What was originally called Hare Alley followed the boundary between Serjeants’ Inn to the east and unmarked buildings to the west. Serjeants’ Inn on Fleet Street was one of the two inns of the Serjeant-at-law, an elite group of Barristers which started to fade with the creation of the Queen’s Council, and effectively ceased to exist in 1959 with the death of “The Last Serjeant”, A. M. Sullivan. To the south was land owned by the Knights of St John, which was later to become the heart of the legal quarter.

The truncation of Hare Place’s former length can be put down to post-war rebuilding. Many of the buildings that lined the old Hare Place were hit by bombs in WW2 and remained in ruins for a couple of decades.

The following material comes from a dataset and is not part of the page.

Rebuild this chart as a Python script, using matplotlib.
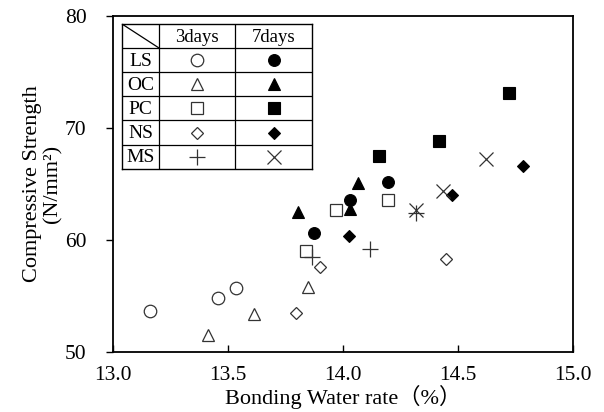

At the same time as the rebuilding of the area, Mitre Court next door was opened up and became a road rather than an alley, and it effectively took over as the dominant feature here.

What’s left is a small gap that runs under the offices of the former London News Agency, and is now occupied on the ground floor by a purveyor of doughnuts. That shop used to be a much nicer French Patisserie, Le Montmartre, and there’s still a French street sign on the side of the shop just inside the alley.

More interesting is the other side of the alley with a rather fine looking Victorian shop frontage, which has been occupied by a wine merchant since the 19th century.

The wine merchant was founded by Alfred Bower, and called Bower & Co, but changed its name to El Vino when Alfred Bower stood for election as Lord Mayor of London, and was discreetly informed that for his ambition to be fulfilled, he would have to cease trading in the City under his own name. He was subsequently elected as Lord Mayor in 1924.

Today the alley beside the former Lord Mayor’s wine merchant has little to say for it – a short gap leading to a post war courtyard surrounded by fairly bland offices and is mainly used today as a bike-park for motorcyclists.